TO BE DONE:
Search the material for the string "this", then return every line where it is found.
|---|
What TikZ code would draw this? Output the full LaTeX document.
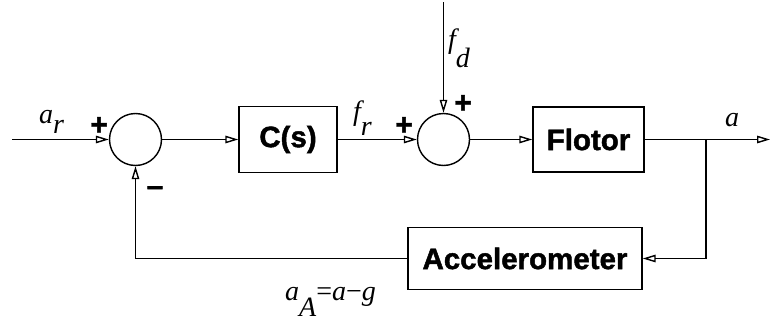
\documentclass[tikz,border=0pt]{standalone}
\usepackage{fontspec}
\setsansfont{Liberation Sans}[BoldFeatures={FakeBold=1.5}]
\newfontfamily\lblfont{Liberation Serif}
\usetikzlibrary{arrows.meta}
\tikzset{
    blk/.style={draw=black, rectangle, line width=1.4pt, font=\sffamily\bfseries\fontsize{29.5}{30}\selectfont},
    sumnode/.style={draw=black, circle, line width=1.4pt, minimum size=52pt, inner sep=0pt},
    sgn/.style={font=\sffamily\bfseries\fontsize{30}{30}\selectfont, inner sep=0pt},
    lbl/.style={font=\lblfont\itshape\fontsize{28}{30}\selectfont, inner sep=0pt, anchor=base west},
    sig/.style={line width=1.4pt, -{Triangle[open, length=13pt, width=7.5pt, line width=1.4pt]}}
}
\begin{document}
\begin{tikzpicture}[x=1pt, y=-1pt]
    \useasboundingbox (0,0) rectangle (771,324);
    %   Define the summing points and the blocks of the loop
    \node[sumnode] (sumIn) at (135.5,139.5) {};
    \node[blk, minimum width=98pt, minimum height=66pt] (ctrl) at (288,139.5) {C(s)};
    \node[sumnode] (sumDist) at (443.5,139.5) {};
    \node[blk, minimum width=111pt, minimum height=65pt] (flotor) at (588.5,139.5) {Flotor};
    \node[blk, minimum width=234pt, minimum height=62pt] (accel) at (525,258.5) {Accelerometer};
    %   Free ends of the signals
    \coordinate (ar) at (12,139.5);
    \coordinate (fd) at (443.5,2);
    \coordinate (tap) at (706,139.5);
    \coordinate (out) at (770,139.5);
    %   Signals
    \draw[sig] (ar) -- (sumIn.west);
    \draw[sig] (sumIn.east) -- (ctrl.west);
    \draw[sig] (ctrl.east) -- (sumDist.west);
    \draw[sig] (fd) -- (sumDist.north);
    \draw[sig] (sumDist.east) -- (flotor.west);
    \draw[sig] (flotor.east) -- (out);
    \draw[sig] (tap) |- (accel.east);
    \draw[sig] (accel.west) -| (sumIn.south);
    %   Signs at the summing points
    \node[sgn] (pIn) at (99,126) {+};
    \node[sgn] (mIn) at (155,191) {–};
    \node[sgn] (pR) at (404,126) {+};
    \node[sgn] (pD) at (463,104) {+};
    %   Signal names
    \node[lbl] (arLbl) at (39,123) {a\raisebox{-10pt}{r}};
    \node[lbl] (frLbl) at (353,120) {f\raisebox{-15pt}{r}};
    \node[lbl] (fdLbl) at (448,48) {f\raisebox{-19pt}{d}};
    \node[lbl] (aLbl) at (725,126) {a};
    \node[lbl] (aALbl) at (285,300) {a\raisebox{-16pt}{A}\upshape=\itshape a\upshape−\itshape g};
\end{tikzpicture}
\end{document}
|---|
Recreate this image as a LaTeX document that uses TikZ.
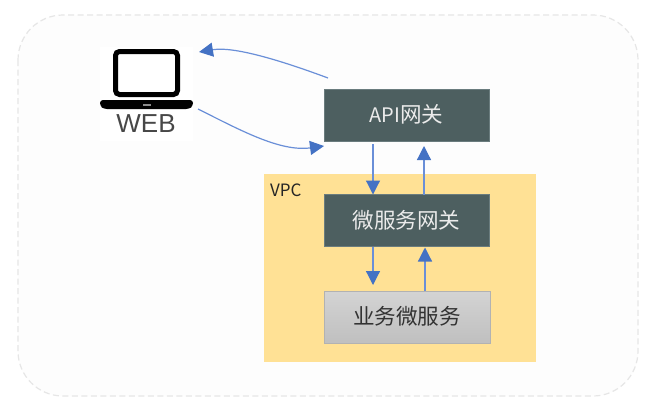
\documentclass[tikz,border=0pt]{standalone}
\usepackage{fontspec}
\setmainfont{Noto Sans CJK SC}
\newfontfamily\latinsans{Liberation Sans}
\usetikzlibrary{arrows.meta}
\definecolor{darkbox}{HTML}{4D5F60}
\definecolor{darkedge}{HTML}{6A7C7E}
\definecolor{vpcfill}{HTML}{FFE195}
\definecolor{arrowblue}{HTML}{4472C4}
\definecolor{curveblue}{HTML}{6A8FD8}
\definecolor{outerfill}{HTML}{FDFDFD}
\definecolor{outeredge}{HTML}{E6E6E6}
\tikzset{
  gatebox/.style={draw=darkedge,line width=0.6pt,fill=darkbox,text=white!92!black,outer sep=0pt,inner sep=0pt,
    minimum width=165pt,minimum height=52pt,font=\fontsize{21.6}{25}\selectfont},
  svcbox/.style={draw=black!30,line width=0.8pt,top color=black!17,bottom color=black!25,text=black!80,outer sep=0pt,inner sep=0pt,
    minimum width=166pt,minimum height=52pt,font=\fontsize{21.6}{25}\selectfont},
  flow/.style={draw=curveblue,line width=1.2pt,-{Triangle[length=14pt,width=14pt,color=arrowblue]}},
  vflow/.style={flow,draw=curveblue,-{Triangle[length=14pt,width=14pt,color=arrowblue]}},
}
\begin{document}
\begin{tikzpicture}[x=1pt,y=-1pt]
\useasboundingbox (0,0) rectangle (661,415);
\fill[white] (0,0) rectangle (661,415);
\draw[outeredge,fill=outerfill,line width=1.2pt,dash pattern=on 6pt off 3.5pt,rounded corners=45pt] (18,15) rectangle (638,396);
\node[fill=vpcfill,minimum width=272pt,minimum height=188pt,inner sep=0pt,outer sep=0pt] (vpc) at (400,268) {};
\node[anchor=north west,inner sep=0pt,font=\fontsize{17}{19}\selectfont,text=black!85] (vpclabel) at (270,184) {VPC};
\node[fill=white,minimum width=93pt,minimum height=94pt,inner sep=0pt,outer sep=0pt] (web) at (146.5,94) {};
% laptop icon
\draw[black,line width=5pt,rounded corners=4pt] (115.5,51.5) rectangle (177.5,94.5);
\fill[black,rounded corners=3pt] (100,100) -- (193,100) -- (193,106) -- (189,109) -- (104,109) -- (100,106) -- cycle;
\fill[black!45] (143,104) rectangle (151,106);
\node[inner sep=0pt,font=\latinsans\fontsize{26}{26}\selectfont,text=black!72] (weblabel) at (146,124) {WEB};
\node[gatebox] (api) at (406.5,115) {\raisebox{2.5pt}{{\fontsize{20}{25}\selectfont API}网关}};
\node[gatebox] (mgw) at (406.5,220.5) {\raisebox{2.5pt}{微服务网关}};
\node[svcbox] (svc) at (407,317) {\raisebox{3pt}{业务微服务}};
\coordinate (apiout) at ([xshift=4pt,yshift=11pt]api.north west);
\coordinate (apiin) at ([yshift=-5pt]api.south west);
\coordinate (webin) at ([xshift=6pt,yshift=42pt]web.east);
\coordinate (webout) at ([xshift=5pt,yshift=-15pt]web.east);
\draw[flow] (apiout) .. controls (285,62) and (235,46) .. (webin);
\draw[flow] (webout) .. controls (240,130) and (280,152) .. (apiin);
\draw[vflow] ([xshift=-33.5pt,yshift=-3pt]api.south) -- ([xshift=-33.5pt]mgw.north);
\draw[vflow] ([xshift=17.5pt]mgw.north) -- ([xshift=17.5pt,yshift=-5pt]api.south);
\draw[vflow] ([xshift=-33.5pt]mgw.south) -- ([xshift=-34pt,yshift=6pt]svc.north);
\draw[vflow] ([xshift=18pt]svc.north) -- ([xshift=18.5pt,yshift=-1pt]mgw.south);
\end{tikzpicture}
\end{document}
|---|
REPLY:
What TikZ code would draw this? Output the full LaTeX document.
Recreate this image as a LaTeX document that uses TikZ.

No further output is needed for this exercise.